The American campus is a place where, it's a community and it's an institution.
It is not a place where anybody has an equal right to speak.
Fascists are like vampires, they can't come through the door unless you invite them in.
They don't have a right to come onto your campus.
This is what Richard Spencer has done in the recent past, is he has scoured the nation
for campuses, public campuses that have a policy that say that anybody may speak, that's
not a 1st Amendment thing, that's a policy thing.
They have decided to open their doors to anybody who wants to spend the money to rent a room.
It's basically like renting a room at a Holiday Inn and they do this to raise funds.
I'll be done in a second, but they do this to raise funds.
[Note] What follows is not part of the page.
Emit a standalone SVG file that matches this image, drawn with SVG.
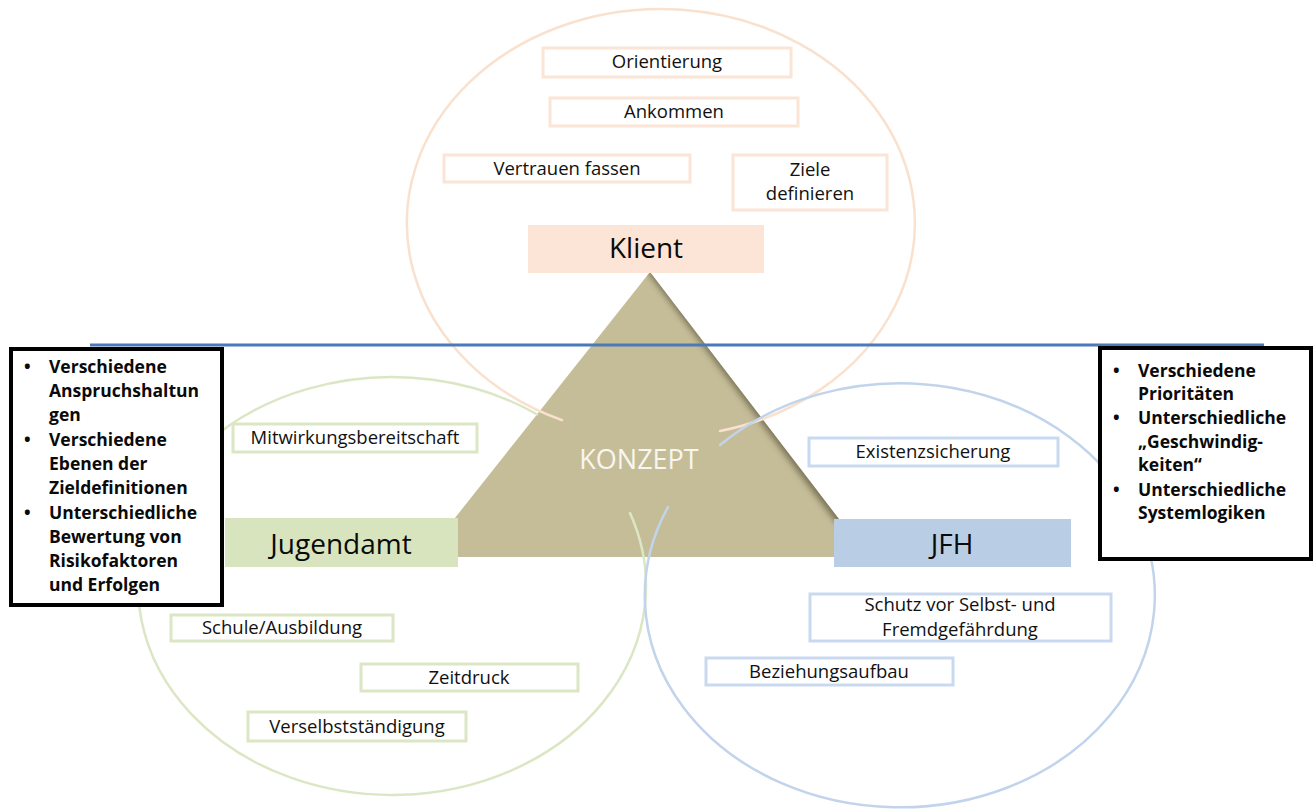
<svg xmlns="http://www.w3.org/2000/svg" width="1316" height="809" viewBox="0 0 1316 809">
  <style>
    .lbl { font-family: "Open Sans", "Liberation Sans", sans-serif; font-size: 18.5px; fill: #111; text-anchor: middle; }
    .big { font-family: "Open Sans", "Liberation Sans", sans-serif; font-size: 28px; fill: #0a0a0a; text-anchor: middle; }
    .bul { font-family: "Open Sans", "Liberation Sans", sans-serif; font-size: 17.5px; font-weight: bold; fill: #0a0a0a; }
    .pbox { fill: #fff; stroke: #fbe5d6; stroke-width: 3; }
    .gbox { fill: #fff; stroke: #dbe6c4; stroke-width: 3; }
    .bbox { fill: #fff; stroke: #c9daf0; stroke-width: 3; }
    .arc { fill: none; stroke-width: 2.5; stroke-linecap: round; }
    .blk { fill: #fff; stroke: #000; stroke-width: 4; }
  </style>
  <defs>
    <clipPath id="triClip">
      <polygon points="650,272 424,557 868,557"/>
    </clipPath>
    <filter id="blur" x="-20%" y="-20%" width="140%" height="140%">
      <feGaussianBlur stdDeviation="3"/>
    </filter>
  </defs>
  <rect width="1316" height="809" fill="#ffffff"/>

  <g id="konzept">
    <polygon points="650,272 424,557 868,557" fill="#c5bd98"/>
    <g clip-path="url(#triClip)">
      <line x1="652" y1="268" x2="872" y2="560" stroke="#5e5840" stroke-width="12" opacity="0.75" filter="url(#blur)"/>
    </g>
    <text x="639" y="469" font-family="'Open Sans', 'Liberation Sans', sans-serif" font-size="27" fill="#f8f6ef" text-anchor="middle">KONZEPT</text>
  </g>

  <g id="circles">
    <path class="arc" stroke="#f9e1ce" d="M562,420.1 A254,214 0 1 1 720,431.1"/>
    <path class="arc" stroke="#dbe7c4" d="M630,513 A254,209 0 1 1 537,414.4"/>
    <path class="arc" stroke="#c2d4ec" d="M720,445 A255,212 0 1 1 668,507"/>
  </g>

  <g id="klient">
    <rect x="528" y="225" width="236" height="48" fill="#fce4d6"/>
    <text class="big" x="646" y="258">Klient</text>
  </g>
  <g id="jugendamt">
    <rect x="225" y="518" width="233" height="49" fill="#d7e4bd"/>
    <text class="big" x="341" y="554">Jugendamt</text>
  </g>
  <g id="jfh">
    <rect x="834" y="519" width="237" height="48" fill="#b9cde5"/>
    <text class="big" x="952" y="554">JFH</text>
  </g>

  <g id="orientierung">
    <rect class="pbox" x="543" y="48" width="248" height="29"/>
    <text class="lbl" x="667" y="68">Orientierung</text>
  </g>
  <g id="ankommen">
    <rect class="pbox" x="550" y="98" width="248" height="28"/>
    <text class="lbl" x="674" y="118">Ankommen</text>
  </g>
  <g id="vertrauen">
    <rect class="pbox" x="444" y="155" width="246" height="27"/>
    <text class="lbl" x="567" y="175">Vertrauen fassen</text>
  </g>
  <g id="ziele">
    <rect class="pbox" x="733" y="155" width="154" height="55"/>
    <text class="lbl" x="810" y="176">Ziele</text>
    <text class="lbl" x="810" y="200">definieren</text>
  </g>

  <g id="mitwirkung">
    <rect class="gbox" x="233" y="424" width="244" height="28"/>
    <text class="lbl" x="355" y="444">Mitwirkungsbereitschaft</text>
  </g>
  <g id="schule">
    <rect class="gbox" x="171" y="615" width="222" height="26"/>
    <text class="lbl" x="282" y="634">Schule/Ausbildung</text>
  </g>
  <g id="zeitdruck">
    <rect class="gbox" x="361" y="664" width="217" height="27"/>
    <text class="lbl" x="469" y="684">Zeitdruck</text>
  </g>
  <g id="verselbst">
    <rect class="gbox" x="248" y="712" width="218" height="29"/>
    <text class="lbl" x="357" y="733">Verselbstständigung</text>
  </g>

  <g id="existenz">
    <rect class="bbox" x="809" y="438" width="249" height="28"/>
    <text class="lbl" x="933" y="458">Existenzsicherung</text>
  </g>
  <g id="schutz">
    <rect class="bbox" x="810" y="594" width="301" height="47"/>
    <text class="lbl" x="960" y="611">Schutz vor Selbst- und</text>
    <text class="lbl" x="960" y="636">Fremdgefährdung</text>
  </g>
  <g id="beziehung">
    <rect class="bbox" x="706" y="658" width="247" height="27"/>
    <text class="lbl" x="829" y="678">Beziehungsaufbau</text>
  </g>

  <g id="connectors">
    <line x1="90" y1="345" x2="1264" y2="345" stroke="#4a7ab8" stroke-width="3"/>
  </g>

  <g id="left-notes">
    <rect class="blk" x="11" y="349" width="211" height="256"/>
    <g class="bul">
      <text x="24" y="373">•</text>
      <text x="49" y="373">Verschiedene</text>
      <text x="49" y="397">Anspruchshaltun</text>
      <text x="49" y="421">gen</text>
      <text x="24" y="446">•</text>
      <text x="49" y="446">Verschiedene</text>
      <text x="49" y="470">Ebenen der</text>
      <text x="49" y="494">Zieldefinitionen</text>
      <text x="24" y="519">•</text>
      <text x="49" y="519">Unterschiedliche</text>
      <text x="49" y="543">Bewertung von</text>
      <text x="49" y="567">Risikofaktoren</text>
      <text x="49" y="591">und Erfolgen</text>
    </g>
  </g>

  <g id="right-notes">
    <rect class="blk" x="1100" y="348" width="211" height="211"/>
    <g class="bul">
      <text x="1113" y="377">•</text>
      <text x="1138" y="377">Verschiedene</text>
      <text x="1138" y="400">Prioritäten</text>
      <text x="1113" y="424">•</text>
      <text x="1138" y="424">Unterschiedliche</text>
      <text x="1138" y="448">„Geschwindig-</text>
      <text x="1138" y="471">keiten“</text>
      <text x="1113" y="496">•</text>
      <text x="1138" y="496">Unterschiedliche</text>
      <text x="1138" y="519">Systemlogiken</text>
    </g>
  </g>
</svg>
They do it to be nice to people in the community who might not have a place for the knitting
club to meet and so what Richard Spencer does is he engages with this policy in a parasitical
way and what campuses are doing in many cases is they are changing that policy.
Texas A&M did it.
Richard Spencer wanted to come and they said,
"Okay, well, we're going to close our open-door policy."
Nothing to do with the 1st Amendment.
His 1st Amendment rights weren't violated there, but if you look at the media coverage
and the public debate around all these fascists on campus, you will see it framed in a very
unsophisticated way as if what were in play was the 1st Amendment
and that is very frequently not the case.
[Tom Slater] - Thank you, Angus.
[Brendan O'Neill] - I don't understand what's wrong with having principles especially on
freedom of speech.
You should have principles on freedom of speech and also there isn't this neat divide between
principles and practical everyday life, they inform each other, and that's the example
I gave, of in Britain, where we have public order legislation that can ban a march and
that came in as a consequence of the refusal of the left to defend free speech and freedom
of association for Nazis.
These have consequences.
If you give up your principles, it has devastating consequences in everyday life.
I think I disagree, but I think this is entirely about freedom of speech.
I think that is the issue in relation to all of this stuff.
I think freedom of speech is the foundational freedom, it's the freedom that makes everything
else possible, it's the freedom, the right to vote, the right to association, the right
to political organization, none of those make any sense or are even workable without freedom
of speech, without the right to say what you want to publish, what you want to distribute,
so the fact that there is a new left or students or society in general that is increasingly
uncomfortable with freedom of speech should concern us enormously and you know in relation
to antifa, antifa poses as this kind of radical lefty, kind of you know like the International
Brigades that went off to fight the fascists in Spain, do me a favor, the antifa is a bourgeois,
censorious, shrill anti-democratic, anti-working class.
For George Orwell, anti-fascism meant going to Spain and risking your life
to kill actual fascists.
For antifa, it means getting a bus into town and punching a working class Trump supporter
in the face, that's not the same thing.
Just the final point I would make is that if you want to see the danger of censorship,
just look at people like Richard Spencer and Milo Yiannopoulos, their fame, their power,
to the extent that they have it, their influence, the fact that you all know who they are, even
though they don't have any good ideas is entirely down to censorship.
The more you censor them, the more you chase them, the more you create this culture of
fear around them as if these two people could destroy America, the more you empower them.
Censorship empowers the people it censors, it disempowers the audience, ordinary people
who are deprived of the opportunity to challenge backward ideas.
Censorship benefits the censored in many instances.
Censorship is a real blow to ordinary people who don't share these views and would quite
like to hear and confront them.
Censorship is a disaster in every single instance, whether it's been enforced by the government
or bureaucrats at a university, whether it's formal or informal, whether it's state-led
or in the words of John Stuart Mill, the tyranny of wisdom, whichever area it's coming from,
it is a disaster and it will make life and politics worse.